From BOL: https://docs.microsoft.com/en-us/sql/t-sql/statements/backup-transact-sql?view=sql-server-2017
Interoperability
SQL Server uses an online backup process to allow a database backup while the database is still in use. During a backup, most operations are possible; for example, INSERT, UPDATE, or DELETE statements are allowed during a backup operation.
Operations that cannot run during a database or transaction log backup include:
File management operations such as the ALTER DATABASE statement with either the ADD FILE or REMOVE FILE options.
Shrink database or shrink file operations. This includes auto-shrink operations.

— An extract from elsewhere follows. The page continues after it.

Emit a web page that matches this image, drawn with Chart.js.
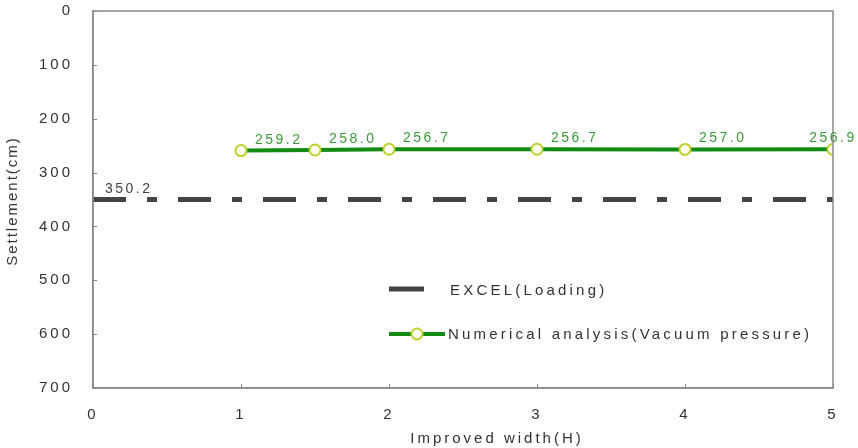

If a backup operation overlaps with a file-management or shrink operation, a conflict arises. Regardless of which of the conflicting operation began first, the second operation waits for the lock set by the first operation to time out (the time-out period is controlled by a session timeout setting). If the lock is released during the time-out period, the second operation continues. If the lock times out, the second operation fails.
July 18, 2019 at 11:56 am
The correct answer is: "The command seems to pause and hang, and the add file operation will run when the backup is complete." From BOL: https://docs.microsoft.com/en-us/sql/t-sql/statements/backup-transact-sql?view=sql-server-2017
That's what I thought - I think it used to just fail in previous versions.
July 19, 2019 at 6:27 am
Altering the Database while it's being backed up is beyond my bravery level.
July 19, 2019 at 4:27 pm
Altered the question to note the timeout. The question was phrased because if timeout is exceeded, the operation fails.
July 19, 2019 at 4:27 pm
Altered the question to note the timeout. The question was phrased because if timeout is exceeded, the operation fails.